Spicy Coleslaw and Steak Salad
- 1 tablespoon coconut oil
- sea salt and freshly ground black pepper to taste
- 1 pound chopped steak
- 2 cups shredded cabbage
- 2 cups shredded carrots
- 4 tablespoons chopped fresh cilantro
- 2 tablespoons chopped chives
- 1/4 cup raisins
- 1/2 cup chopped pecans
- 1/4 cup plain Greek yogurt
- 2 tablespoons lime juice
- 2 drops liquid stevia
- 1/2 teaspoon cayenne pepper
- 1 teaspoon chili powder
- 1/2 teaspoon garlic powder
- In a large skillet over medium heat, heat coconut oil.
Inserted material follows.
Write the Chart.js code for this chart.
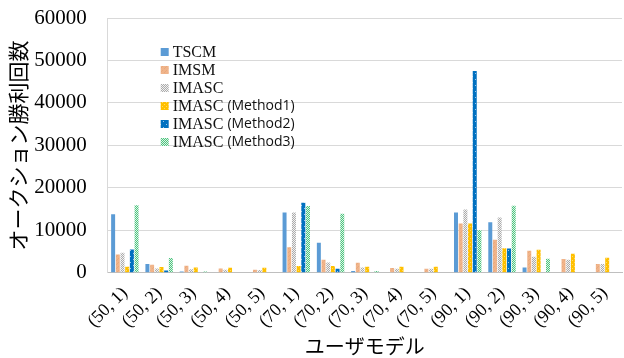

To the skillet, add the steak and season with salt and pepper to taste. Cook for 5 to 7 minutes, until steak is cooked to desired level of doneness. In a large bowl, mix the next 6 ingredients (cabbage through pecans).
- In a blender, blend the remaining ingredients (greek yogurt through garlic powder) until smooth.
- Top the salad with the steak and pour the dressing over the top. Mix well and serve.
SERVING SUGGESTION: Turnip fries. (Peel turnips and cut into “fries”; toss with olive oil and bake on a cookie sheet in a preheated 375-degree oven, turning once, until tender. Season with salt, pepper and garlic powder to taste.) GLUTEN FREE: Make sure liquid stevia is gluten free. NUTRITION: 450 Calories; 33g Fat; 21g Protein; 21g Carbohydrate; 5g Dietary Fiber; 64mg Cholesterol; 91mg Sodium. Exchanges: 0 Grain (Starch); 2 1/2 Lean Meat; 1 1/2 Vegetable; 1/2 Fruit; 5 Fat.